When my husband Myles and I joined the Episcopal Church 10 years ago, we went through a great class with another group of seekers that culminated at the Easter Vigil. Though I’d grown up going to Holy Week services, I’d mostly mentally filed them as “extra church services that happen before Easter.” But there was something about going through each of the Holy Week services that year — Maundy Thursday, Good Friday, Easter Vigil — that captured my attention in a new way.
On Maundy Thursday, I helped to serve soup and washed the feet of some of the strange, lovely little crew of people that I’d come to see as my faith community: the Baptist retiree who came to church with his wife a few times and became fascinated by the Eucharist; the perpetual graduate student who had big thoughts about everything; the gay man from the south who was so happy to go to a church that embraced him.

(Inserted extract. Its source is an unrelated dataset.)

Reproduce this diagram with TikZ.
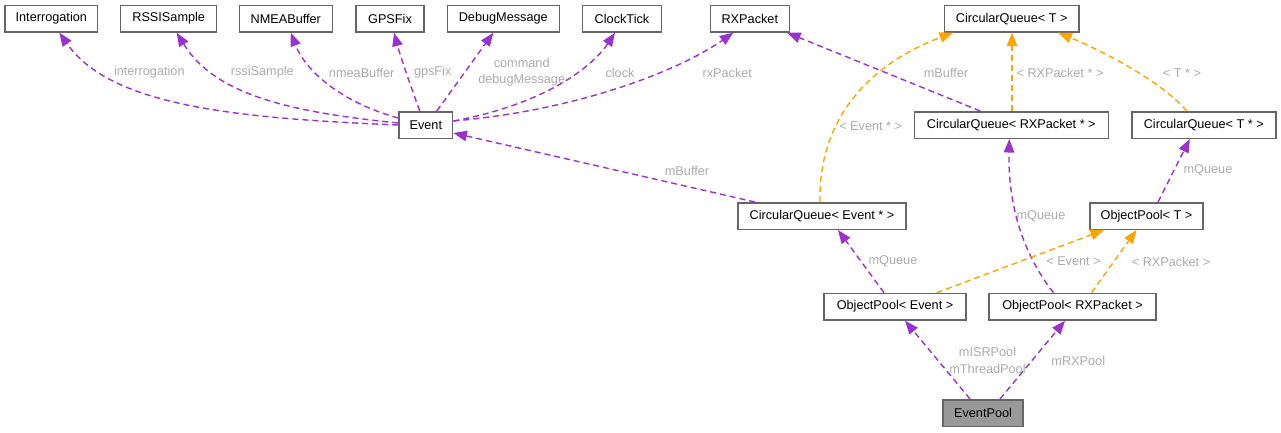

None of us were quite sure we belonged there, I don’t think, my underemployed self with a broken-down car included. But we came, and we served, and others washed our feet, and it turned out that we were part of the community too.
And on Good Friday, we knelt in front of the cross and prayed, we lit candles, and laid flowers. I hadn’t been sure that I would find a church where it was OK that I had uncertainty and regrets and that I didn’t have it all together. But as I watched others kneel with reverence or tears, it turned out that I wasn’t the only one with sorrow or sin or need to bring to the cross that year.
And at the Easter Vigil, as we all sat closely together in the darkened back of the church, clutching candles and hearing the stories of our faith: I got it. I got that I was a part of a long line of people who were messed up and who were observing an uncertain and difficult world with fear. As we retold these stories we remembered them: they became real for us. The prayer that night says over and over to God: This is the night. This is the night when you freed our forebears from slavery, when you free us too. In our gathering and our remembering, this liberation, this grace, this great love of God becomes real for us in a new way.
And so when Easter arrived, I realized that this journey through Holy Week had changed me into a person who was more in touch with truth, hope, and the love of God than I had been before. And that yearly journey has done the same thing every year since, in different ways, especially when I try to bring the fullness of where I am, in all its messiness and sorrow and hope, to the table and to the cross.
So, it is probably my job as a priest to invite you to these “extra church services that happen before Easter.” But I’m not really interested in that. But I do invite you, as a fellow seeker, to come journey through this Holy Week, either here at Grace or another house of worship.
Come because you have sorrow and don’t know where else to take it. Come because it’s hard to find hope in the world. Come because you need a community of people who don’t have it all figured out, but are growing together. Come because life is too busy and you need to tend your soul. Come because you want to know, deeply, how much you are loved by your creator, your redeemer, your sustainer. Come because you need to find resurrection. Come even if you’re not sure you fit or that your journey makes sense. There is a place for you in this story: Just come.